In 2017, after the major hurricane losses led to the highest level of global insurance and reinsurance losses from natural disasters in any single year, the reinsurance sector struggled to make any kind of return for its shareholders.

S&P explained that the reinsurance sector only generated a return on capital of 1.2% for 2017, which is a full 6.3 percentage points below the sector cost-of-capital.

This return on capital was the lowest the reinsurance sector had experienced in over 13 years, the rating agency explains. But 2018 could see another year where returns are extremely low, despite the availability of some better pricing at renewals this year.

2018 reinsurance renewals did deliver some slight pricing increases, S&P said, but the rating agency notes that upward momentum is fading as we move towards 2019.

That leads S&P to ask whether pricing will keep pace with the reinsurance sector’s cost of capital? Saying that this remains an open question likely to be answered at future renewal seasons.

So far the catastrophe loss activity experienced in 2018 can be absorbed by the combined earnings of the U.S. insurance and global reinsurance sectors, S&P believes.

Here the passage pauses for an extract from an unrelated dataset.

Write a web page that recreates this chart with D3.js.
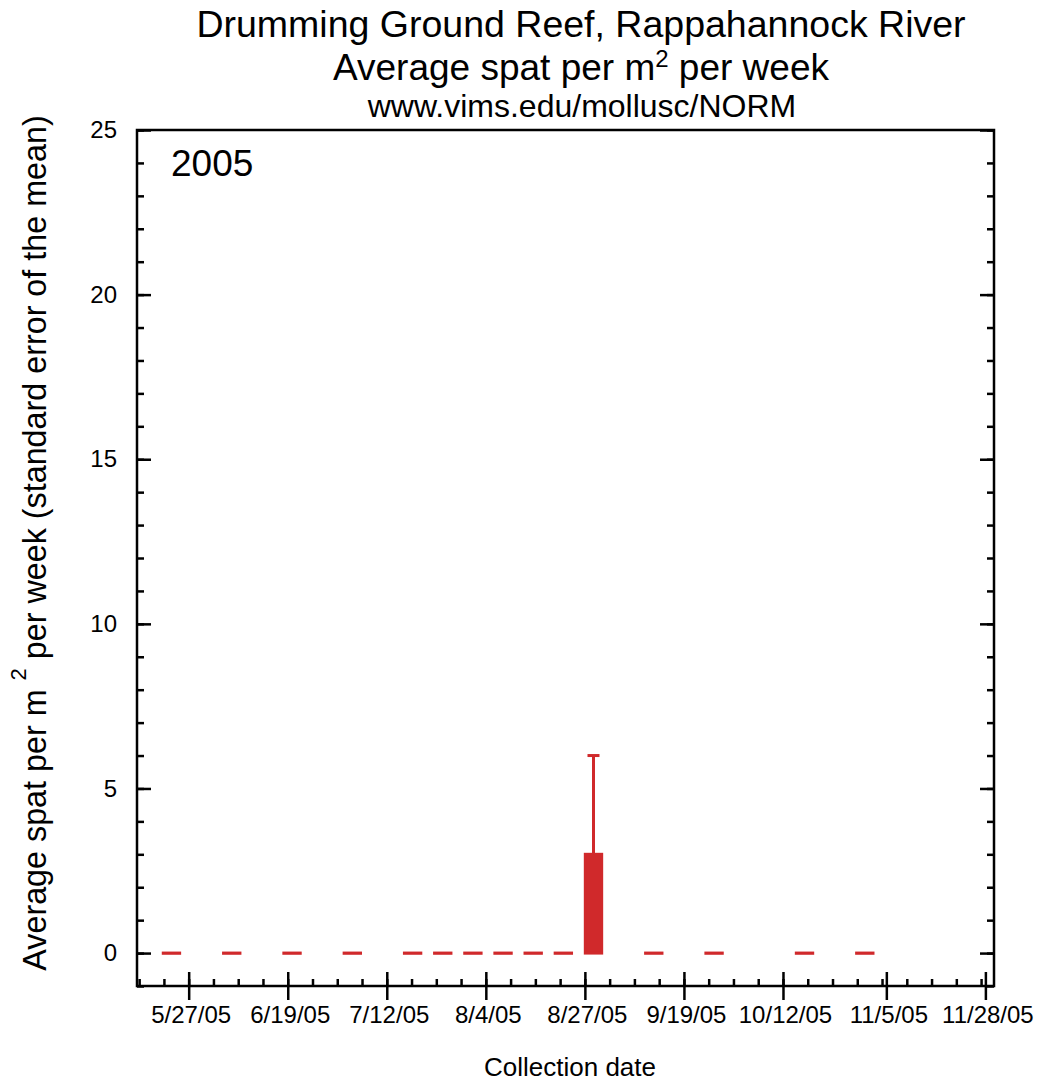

However, these losses may exceed some reinsurers catastrophe budgets for the year, S&P said, which suggests that return on capital will be eroded by them to a degree.

“Despite modest reinsurance price rises following the 2017 catastrophes, the return on capital in 2018 may not materially exceed reinsurers’ cost of capital, given the year-to-date catastrophe losses,” the rating agency said.

However, despite the fact that 2018’s catastrophe losses may exceed reinsurers budgets and erode their returns on capital for a second year running, S&P does not expect a meaningful pricing response at 2019 renewals.

“If 2017 is any indication of what will happen at the January 2019 renewals, year-to-date catastrophes won’t likely change the fizzling of the reinsurance pricing momentum–even as Hurricane Michael may provide some support for rate increases demanded by primary insurers,” the rating agency said.

Of course the California wildfires, being an ongoing catastrophe event, could provide some further impetus for pricing, especially if retrocession markets are hit again this year.

While the one wildcard for the renewals that could turn things more significantly could be the availability of capacity in some specific and important segments of the market, such as global retrocession.

But still, the readiness of capital to flow in and replace that which has been eroded by the 2018 losses suggests localised price rises, in terms of geography and reinsurance program, is the most likely outcome for January 2019.

While any gaps in capacity that emerge are likely to be readily filled by either the major traditional players, smaller opportunists, or indeed ILS specialists.